### PROVIDED MATERIAL
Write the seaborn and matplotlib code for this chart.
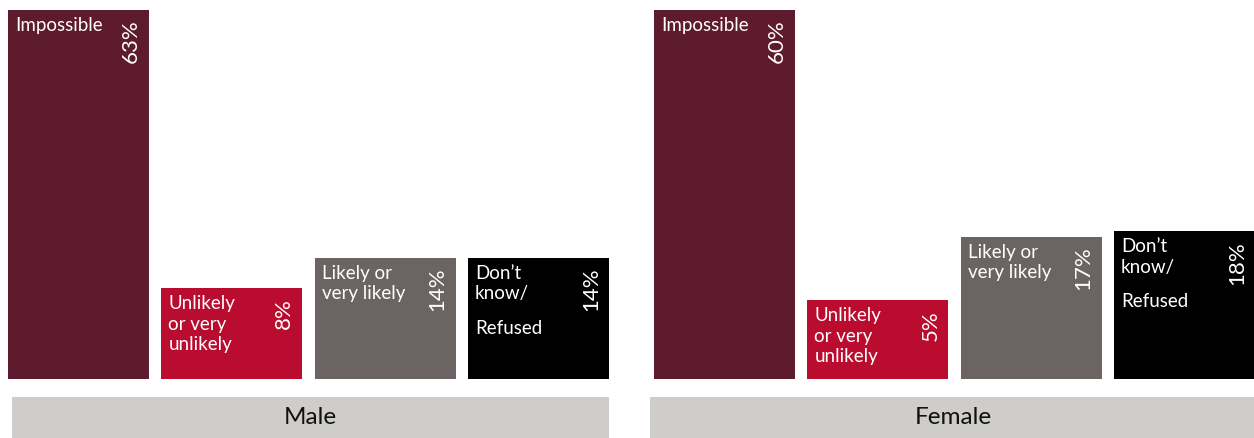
import matplotlib
matplotlib.use("Agg")
import matplotlib.pyplot as plt
from matplotlib.patches import Rectangle
import pandas as pd
import seaborn as sns

# Survey answers, split by respondent group
categories = ["Impossible", "Unlikely or very unlikely", "Likely or very likely", "Don’t know/ Refused"]
bar_captions = ["Impossible", "Unlikely\nor very\nunlikely", "Likely or\nvery likely", "Don’t\nknow/\n\nRefused"]
groups = ["Male", "Female"]
male_pct = [63, 8, 14, 14]
female_pct = [60, 5, 17, 18]
colors = ["#5f1b2e", "#ba0c2f", "#6b6462", "#000000"]

sns.set_theme(style="white")
plt.rcParams["font.family"] = ["Lato", "DejaVu Sans"]

W, H = 1254, 438
fig = plt.figure(figsize=(W / 100, H / 100), dpi=100)

FLOOR = 10      # bars start a little below zero so short bars can hold their caption
BAR_W = 0.92
PANEL_W = 601   # px
BASE_Y = 59     # px from the bottom of the figure
PANEL_H = 371   # px

panels = [
    dict(left=8, values=male_pct, name=groups[0], band=(12, 609)),
    dict(left=654, values=female_pct, name=groups[1], band=(650, 1256)),
]

palette = dict(zip(categories, colors))

for panel in panels:
    ax = fig.add_axes([panel["left"] / W, BASE_Y / H, PANEL_W / W, PANEL_H / H])
    df = pd.DataFrame({"category": categories, "pct": panel["values"]})
    sns.barplot(data=df, x="category", y="pct", hue="category",
                order=categories, hue_order=categories, palette=palette,
                saturation=1, width=BAR_W, legend=False, ax=ax)
    for p in ax.patches:
        top = p.get_y() + p.get_height()
        p.set_y(-FLOOR)
        p.set_height(top + FLOOR)
        p.set_linewidth(0)
    ax.set_xlim(-BAR_W / 2, len(categories) - 1 + BAR_W / 2)
    ax.set_ylim(-FLOOR, max(panel["values"]) + 0.3)
    ax.set_axis_off()

    for i, (caption, v) in enumerate(zip(bar_captions, panel["values"])):
        x_left = i - BAR_W / 2
        x_right = i + BAR_W / 2
        parts = caption.split("\n\n")
        dy = -7
        for part in parts:
            ax.annotate(part, xy=(x_left, v), xytext=(7, dy), textcoords="offset pixels",
                        ha="left", va="top", color="white", fontsize=13.5,
                        linespacing=1.27)
            dy -= 55
        ax.annotate(f"{v}%", xy=(x_right, v), xytext=(-18, -10), textcoords="offset pixels",
                    ha="center", va="top", rotation=90, color="white", fontsize=16)

    # group label band under the bars
    x0, x1 = panel["band"]
    fig.patches.append(Rectangle((x0 / W, 0), (x1 - x0) / W, 41 / H,
                                 transform=fig.transFigure, facecolor="#cecdc9",
                                 edgecolor="none"))
    fig.text((x0 + x1) / 2 / W, (438 - 418) / H, panel["name"], ha="center", va="center",
             fontsize=17.5, color="#111111")

fig.savefig("out.png", dpi=100)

### REQUIRED TASK
Give again, word for word, every line from the top of the data above to the line holding "import seaborn as sns", inclusive, with the pictures left out.

### FULL RESPONSE
Write the seaborn and matplotlib code for this chart.
import matplotlib
matplotlib.use("Agg")
import matplotlib.pyplot as plt
from matplotlib.patches import Rectangle
import pandas as pd
import seaborn as sns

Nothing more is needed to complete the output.